I prefer to keep as much within lexical scope as possible, even at the cost of a little repetition. I want to be able to grok the full context of a test from an s-expr without having to navigate to a namespace that provides a mock implementation of a protocol whose only polymorphic use is between live and test code.

I have no need to run tests in parallel, but in that case with-redefs would be problematic. At that point I could choose to reify a protocol that wraps my functions, but if I’ve started with a protocol I preclude using with-redefs in my tests entirely.

As an old Java developer it felt natural, perhaps even slightly more official, to describe an abstraction via a protocol, remember that protocols in Clojure describe an interface but don’t provide any enforcement:

(defprotocol TwoFunctions
  (one [this] "one")
  (two [this] "two"))
=> TwoFunctions
(defrecord NaughtyConcreteImpl []
  (one [_] (prn "hello")))
=> user.NaughtyConcreteImpl
(one (->NaughtyConcreteImpl))
=> nil
(two (->NaughtyConcreteImpl))
AbstractMethodError Method user/NaughtyConcreteImpl.two()Ljava/lang/Object; is abstract  user.NaughtyConcreteImpl (form-init9019193871841315968.clj:-1)

The Bigger Picture

I build web-applications in Clojure that are served via a framework based on Netty, Component, and core.async. It isn’t open-source, and likely would fill any prudent Clojurist with horror.

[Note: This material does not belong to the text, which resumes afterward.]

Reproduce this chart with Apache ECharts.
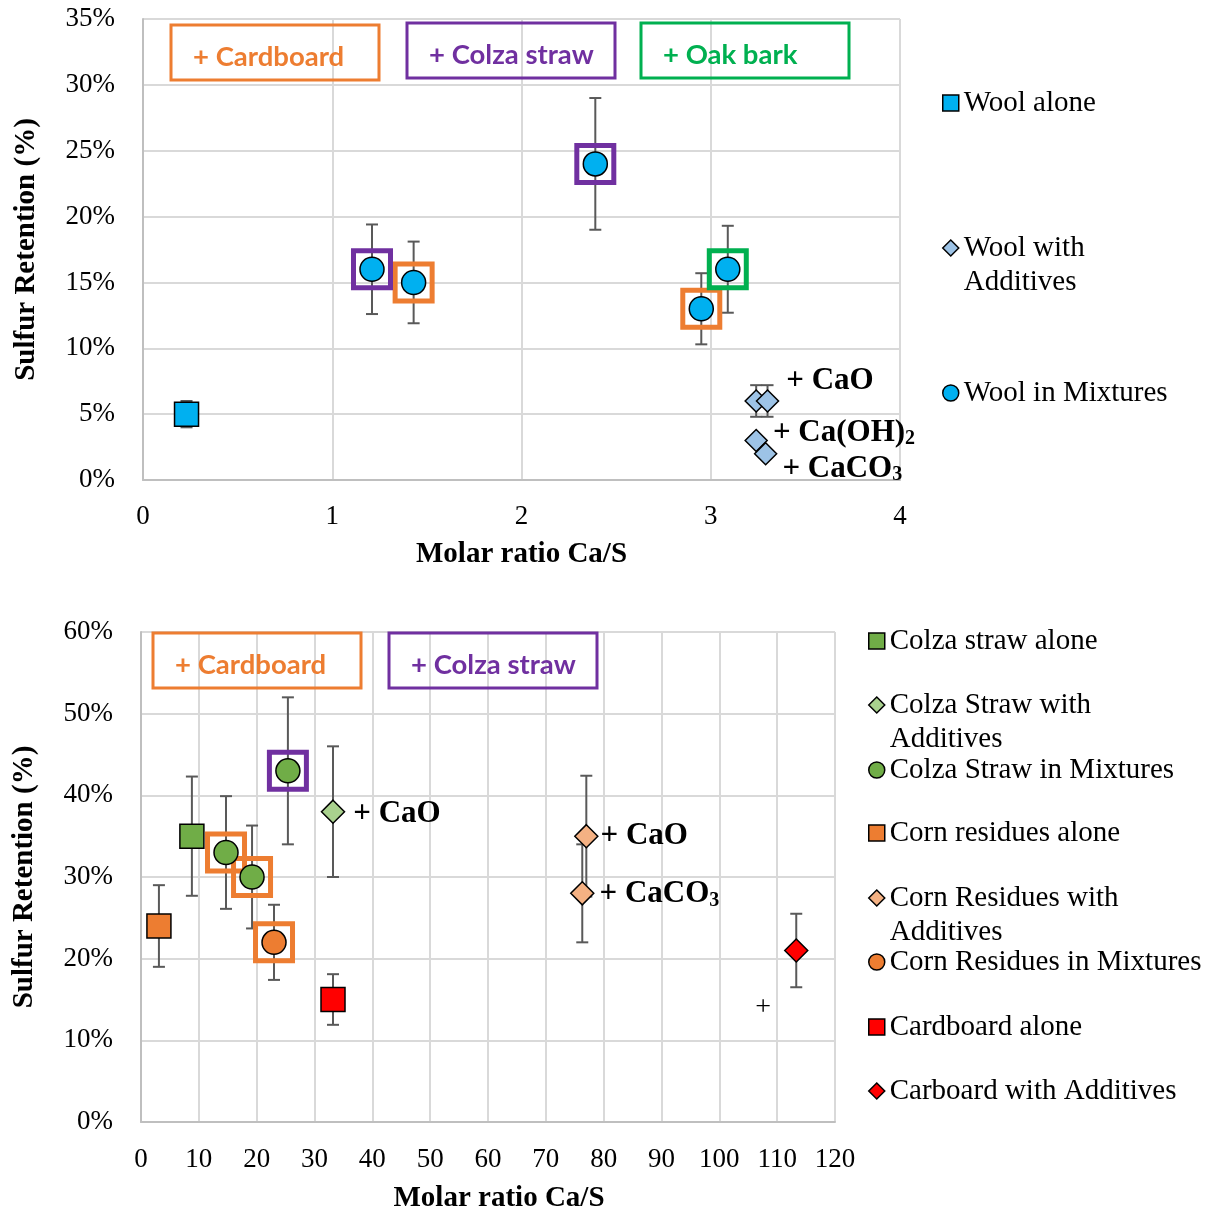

The server is a component, it routes requests to its dependencies marked with a simple Handler protocol and manages responses. As each Handler is also a component they have strictly the dependencies required to complete their task, each does as little work as possible - co-ordinating with and providing state to a mixure of pure and side-effecting functions. This handler-as-component idea is one that Stuart Sierra mentions obliquely in one of his talks.

Occasionally I spin up multiple servers in the single REPL in development or JVM in production, for this reason I can’t use Mount but I do appreciate the intent behind it.